** START DATA SHOWN **

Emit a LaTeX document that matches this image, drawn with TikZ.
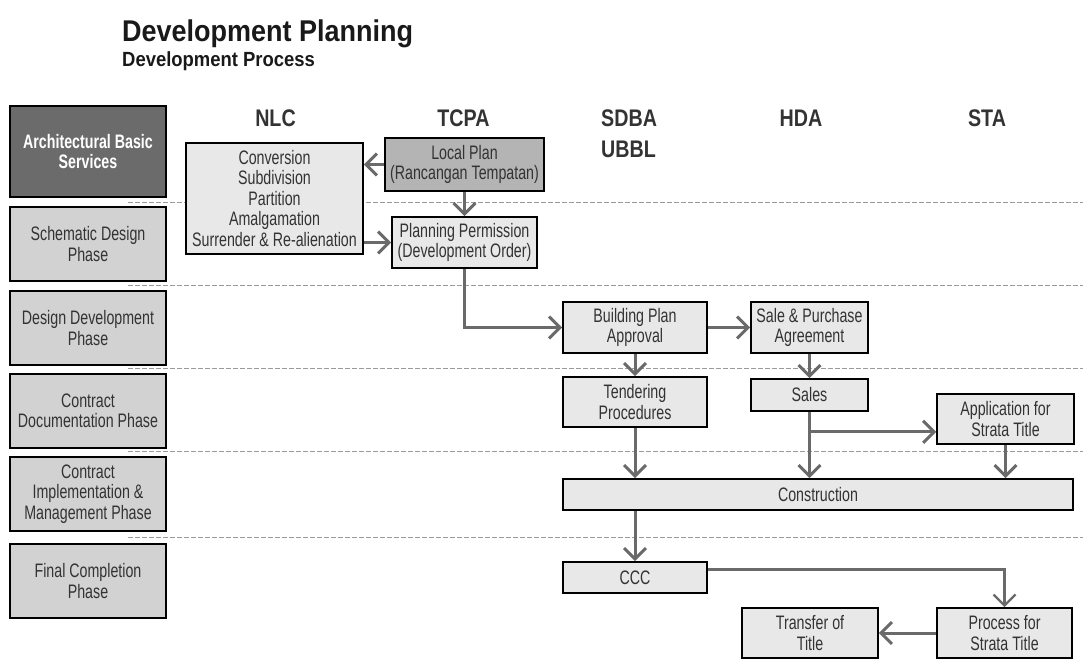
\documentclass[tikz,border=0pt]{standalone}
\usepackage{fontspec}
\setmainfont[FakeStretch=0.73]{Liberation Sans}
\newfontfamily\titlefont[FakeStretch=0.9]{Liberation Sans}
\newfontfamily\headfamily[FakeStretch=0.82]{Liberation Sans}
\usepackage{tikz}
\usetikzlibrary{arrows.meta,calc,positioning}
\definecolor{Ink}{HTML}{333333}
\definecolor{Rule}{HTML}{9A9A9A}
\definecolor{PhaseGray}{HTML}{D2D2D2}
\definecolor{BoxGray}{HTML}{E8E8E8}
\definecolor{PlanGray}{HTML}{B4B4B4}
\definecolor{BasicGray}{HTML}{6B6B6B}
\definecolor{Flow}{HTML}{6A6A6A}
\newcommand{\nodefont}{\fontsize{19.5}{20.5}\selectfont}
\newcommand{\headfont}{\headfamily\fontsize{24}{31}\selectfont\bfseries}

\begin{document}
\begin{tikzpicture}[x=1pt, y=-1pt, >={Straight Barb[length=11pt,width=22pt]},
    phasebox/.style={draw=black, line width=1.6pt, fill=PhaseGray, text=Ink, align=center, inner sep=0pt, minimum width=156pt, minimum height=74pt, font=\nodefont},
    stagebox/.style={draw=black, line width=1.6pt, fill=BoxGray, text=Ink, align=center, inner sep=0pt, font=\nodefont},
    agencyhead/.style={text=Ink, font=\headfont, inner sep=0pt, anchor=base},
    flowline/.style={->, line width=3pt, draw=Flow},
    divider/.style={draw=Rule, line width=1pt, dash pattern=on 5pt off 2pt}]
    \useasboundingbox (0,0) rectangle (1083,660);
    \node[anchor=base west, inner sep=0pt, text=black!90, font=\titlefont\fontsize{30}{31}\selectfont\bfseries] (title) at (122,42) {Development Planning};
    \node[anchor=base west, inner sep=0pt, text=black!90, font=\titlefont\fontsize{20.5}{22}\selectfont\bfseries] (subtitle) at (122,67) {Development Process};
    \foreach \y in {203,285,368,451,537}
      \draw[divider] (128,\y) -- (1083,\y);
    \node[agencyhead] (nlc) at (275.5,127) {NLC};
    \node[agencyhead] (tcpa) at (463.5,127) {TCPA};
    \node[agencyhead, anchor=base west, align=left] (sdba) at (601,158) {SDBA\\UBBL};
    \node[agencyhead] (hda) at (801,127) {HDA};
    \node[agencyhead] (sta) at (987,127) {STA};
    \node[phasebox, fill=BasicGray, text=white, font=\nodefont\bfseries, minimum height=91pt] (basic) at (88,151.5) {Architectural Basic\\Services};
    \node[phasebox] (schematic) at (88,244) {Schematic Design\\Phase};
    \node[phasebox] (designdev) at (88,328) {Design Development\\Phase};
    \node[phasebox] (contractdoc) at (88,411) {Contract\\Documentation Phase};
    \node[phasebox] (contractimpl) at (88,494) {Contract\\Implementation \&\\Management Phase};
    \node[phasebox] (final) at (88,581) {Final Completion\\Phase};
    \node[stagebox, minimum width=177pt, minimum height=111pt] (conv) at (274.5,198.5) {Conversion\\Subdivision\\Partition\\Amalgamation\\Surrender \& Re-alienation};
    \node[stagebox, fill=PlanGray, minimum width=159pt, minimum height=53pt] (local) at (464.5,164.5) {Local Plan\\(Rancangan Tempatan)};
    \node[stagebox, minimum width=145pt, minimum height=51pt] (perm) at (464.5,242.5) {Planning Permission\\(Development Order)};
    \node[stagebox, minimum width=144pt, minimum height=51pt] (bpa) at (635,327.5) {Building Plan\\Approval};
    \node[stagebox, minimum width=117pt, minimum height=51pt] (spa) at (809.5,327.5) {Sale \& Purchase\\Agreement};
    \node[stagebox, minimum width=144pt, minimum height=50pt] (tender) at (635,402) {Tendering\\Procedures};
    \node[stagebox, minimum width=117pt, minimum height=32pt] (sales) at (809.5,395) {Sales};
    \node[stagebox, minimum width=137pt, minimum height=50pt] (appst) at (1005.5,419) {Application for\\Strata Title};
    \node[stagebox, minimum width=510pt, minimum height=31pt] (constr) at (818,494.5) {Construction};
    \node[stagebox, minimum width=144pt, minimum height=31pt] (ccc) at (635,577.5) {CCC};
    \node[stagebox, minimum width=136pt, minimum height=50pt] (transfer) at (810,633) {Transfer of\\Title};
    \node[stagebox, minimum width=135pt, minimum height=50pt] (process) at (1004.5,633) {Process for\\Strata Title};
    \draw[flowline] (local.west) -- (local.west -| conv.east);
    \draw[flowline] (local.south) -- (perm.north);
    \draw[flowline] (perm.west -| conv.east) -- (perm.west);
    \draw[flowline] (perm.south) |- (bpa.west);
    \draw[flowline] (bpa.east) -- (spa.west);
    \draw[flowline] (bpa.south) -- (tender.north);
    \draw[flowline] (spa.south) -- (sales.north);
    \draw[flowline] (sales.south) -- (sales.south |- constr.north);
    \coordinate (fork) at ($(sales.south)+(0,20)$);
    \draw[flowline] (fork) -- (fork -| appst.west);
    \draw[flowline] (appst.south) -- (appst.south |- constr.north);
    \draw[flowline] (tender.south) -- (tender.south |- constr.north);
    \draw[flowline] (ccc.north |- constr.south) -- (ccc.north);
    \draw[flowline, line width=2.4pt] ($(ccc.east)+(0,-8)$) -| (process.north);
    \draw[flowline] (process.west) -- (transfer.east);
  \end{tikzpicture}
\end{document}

** END DATA SHOWN **

• [WHAT THIS TASK INVOLVES] Transcribe the whole listing exactly. Pictures stay out of your copy.

• [RESPONSE TO THE TASK]
Emit a LaTeX document that matches this image, drawn with TikZ.
\documentclass[tikz,border=0pt]{standalone}
\usepackage{fontspec}
\setmainfont[FakeStretch=0.73]{Liberation Sans}
\newfontfamily\titlefont[FakeStretch=0.9]{Liberation Sans}
\newfontfamily\headfamily[FakeStretch=0.82]{Liberation Sans}
\usepackage{tikz}
\usetikzlibrary{arrows.meta,calc,positioning}
\definecolor{Ink}{HTML}{333333}
\definecolor{Rule}{HTML}{9A9A9A}
\definecolor{PhaseGray}{HTML}{D2D2D2}
\definecolor{BoxGray}{HTML}{E8E8E8}
\definecolor{PlanGray}{HTML}{B4B4B4}
\definecolor{BasicGray}{HTML}{6B6B6B}
\definecolor{Flow}{HTML}{6A6A6A}
\newcommand{\nodefont}{\fontsize{19.5}{20.5}\selectfont}
\newcommand{\headfont}{\headfamily\fontsize{24}{31}\selectfont\bfseries}

\begin{document}
\begin{tikzpicture}[x=1pt, y=-1pt, >={Straight Barb[length=11pt,width=22pt]},
    phasebox/.style={draw=black, line width=1.6pt, fill=PhaseGray, text=Ink, align=center, inner sep=0pt, minimum width=156pt, minimum height=74pt, font=\nodefont},
    stagebox/.style={draw=black, line width=1.6pt, fill=BoxGray, text=Ink, align=center, inner sep=0pt, font=\nodefont},
    agencyhead/.style={text=Ink, font=\headfont, inner sep=0pt, anchor=base},
    flowline/.style={->, line width=3pt, draw=Flow},
    divider/.style={draw=Rule, line width=1pt, dash pattern=on 5pt off 2pt}]
    \useasboundingbox (0,0) rectangle (1083,660);
    \node[anchor=base west, inner sep=0pt, text=black!90, font=\titlefont\fontsize{30}{31}\selectfont\bfseries] (title) at (122,42) {Development Planning};
    \node[anchor=base west, inner sep=0pt, text=black!90, font=\titlefont\fontsize{20.5}{22}\selectfont\bfseries] (subtitle) at (122,67) {Development Process};
    \foreach \y in {203,285,368,451,537}
      \draw[divider] (128,\y) -- (1083,\y);
    \node[agencyhead] (nlc) at (275.5,127) {NLC};
    \node[agencyhead] (tcpa) at (463.5,127) {TCPA};
    \node[agencyhead, anchor=base west, align=left] (sdba) at (601,158) {SDBA\\UBBL};
    \node[agencyhead] (hda) at (801,127) {HDA};
    \node[agencyhead] (sta) at (987,127) {STA};
    \node[phasebox, fill=BasicGray, text=white, font=\nodefont\bfseries, minimum height=91pt] (basic) at (88,151.5) {Architectural Basic\\Services};
    \node[phasebox] (schematic) at (88,244) {Schematic Design\\Phase};
    \node[phasebox] (designdev) at (88,328) {Design Development\\Phase};
    \node[phasebox] (contractdoc) at (88,411) {Contract\\Documentation Phase};
    \node[phasebox] (contractimpl) at (88,494) {Contract\\Implementation \&\\Management Phase};
    \node[phasebox] (final) at (88,581) {Final Completion\\Phase};
    \node[stagebox, minimum width=177pt, minimum height=111pt] (conv) at (274.5,198.5) {Conversion\\Subdivision\\Partition\\Amalgamation\\Surrender \& Re-alienation};
    \node[stagebox, fill=PlanGray, minimum width=159pt, minimum height=53pt] (local) at (464.5,164.5) {Local Plan\\(Rancangan Tempatan)};
    \node[stagebox, minimum width=145pt, minimum height=51pt] (perm) at (464.5,242.5) {Planning Permission\\(Development Order)};
    \node[stagebox, minimum width=144pt, minimum height=51pt] (bpa) at (635,327.5) {Building Plan\\Approval};
    \node[stagebox, minimum width=117pt, minimum height=51pt] (spa) at (809.5,327.5) {Sale \& Purchase\\Agreement};
    \node[stagebox, minimum width=144pt, minimum height=50pt] (tender) at (635,402) {Tendering\\Procedures};
    \node[stagebox, minimum width=117pt, minimum height=32pt] (sales) at (809.5,395) {Sales};
    \node[stagebox, minimum width=137pt, minimum height=50pt] (appst) at (1005.5,419) {Application for\\Strata Title};
    \node[stagebox, minimum width=510pt, minimum height=31pt] (constr) at (818,494.5) {Construction};
    \node[stagebox, minimum width=144pt, minimum height=31pt] (ccc) at (635,577.5) {CCC};
    \node[stagebox, minimum width=136pt, minimum height=50pt] (transfer) at (810,633) {Transfer of\\Title};
    \node[stagebox, minimum width=135pt, minimum height=50pt] (process) at (1004.5,633) {Process for\\Strata Title};
    \draw[flowline] (local.west) -- (local.west -| conv.east);
    \draw[flowline] (local.south) -- (perm.north);
    \draw[flowline] (perm.west -| conv.east) -- (perm.west);
    \draw[flowline] (perm.south) |- (bpa.west);
    \draw[flowline] (bpa.east) -- (spa.west);
    \draw[flowline] (bpa.south) -- (tender.north);
    \draw[flowline] (spa.south) -- (sales.north);
    \draw[flowline] (sales.south) -- (sales.south |- constr.north);
    \coordinate (fork) at ($(sales.south)+(0,20)$);
    \draw[flowline] (fork) -- (fork -| appst.west);
    \draw[flowline] (appst.south) -- (appst.south |- constr.north);
    \draw[flowline] (tender.south) -- (tender.south |- constr.north);
    \draw[flowline] (ccc.north |- constr.south) -- (ccc.north);
    \draw[flowline, line width=2.4pt] ($(ccc.east)+(0,-8)$) -| (process.north);
    \draw[flowline] (process.west) -- (transfer.east);
  \end{tikzpicture}
\end{document}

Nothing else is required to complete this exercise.